Further complicating matters, his greatest prophecies include prophecies of a messiah; scrolls predicting the return of Israel from Babylon are often mixed together with longer-term predictions of the final salvation, i.e. the first and even second coming of Christ, and can be read both ways.
Today's selection is a perfect example. The second paragraph describes a highway being built in the wilderness. One might read that this is the highway upon which captive Hebrews travel back to Judah, and in context, the reading is completely valid. Fifteen Psalms (Psalms 120-134, called “psalms of ascents” or “psalms of degrees”) were sung by Hebrews, looking up from a wilderness highway to see Jerusalem in the hills above. The image was fixed in Hebrew consciousness,, and if we put ourselves in their place, this selection from Isaiah quite readily appears to refer to the return from Babylon.

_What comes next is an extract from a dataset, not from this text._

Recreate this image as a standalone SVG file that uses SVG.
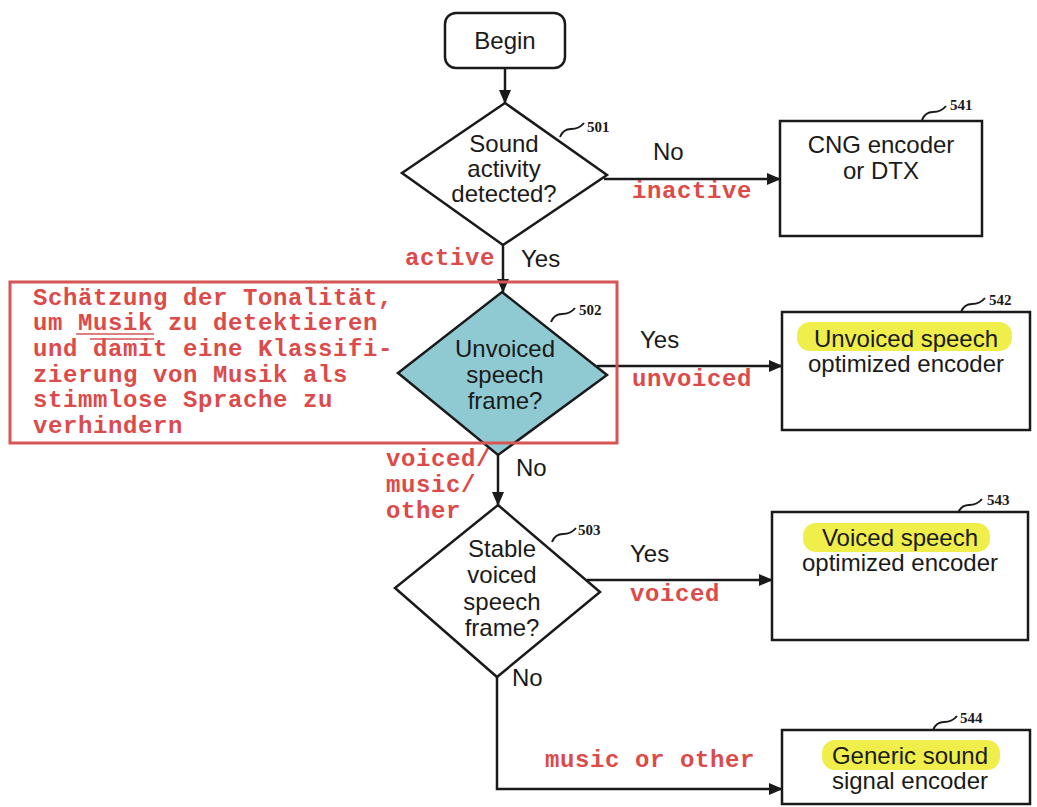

But this prophecy of return from Babylon is also messianic. Having read the New Testament, when we read the lines, “A voice cries: ‘In the wilderness prepare the way of the Lord,’” we immediately think of John the Baptist. The Scripture prophesies both of the return of Judah from captivity in Babylon, and the coming of Christ.
Isaiah's aim is so Christological, in fact, that it is often hard to see a prophecy of the rebuilding of the Temple. But when one reads through Isaiah in its entirety, one understands clearly that the Jewish migration after the conquest of Jerusalem will end, and the Jews will return to their land.
Isaiah is a beautiful book, alternating predictions of woe and despair with passages filled with hope; and not simply hope, but God's promise of forgiveness and redemption. Handel chose passages from Isaiah for much of his great oratorio, The Messiah, for exactly this reason: the beauty and promise of the imagery. (In fact, at least three sections of The Messiah were taken from today's Scripture: “Comfort Ye”, “Every Valley” and “And the Glory of the Lord”.)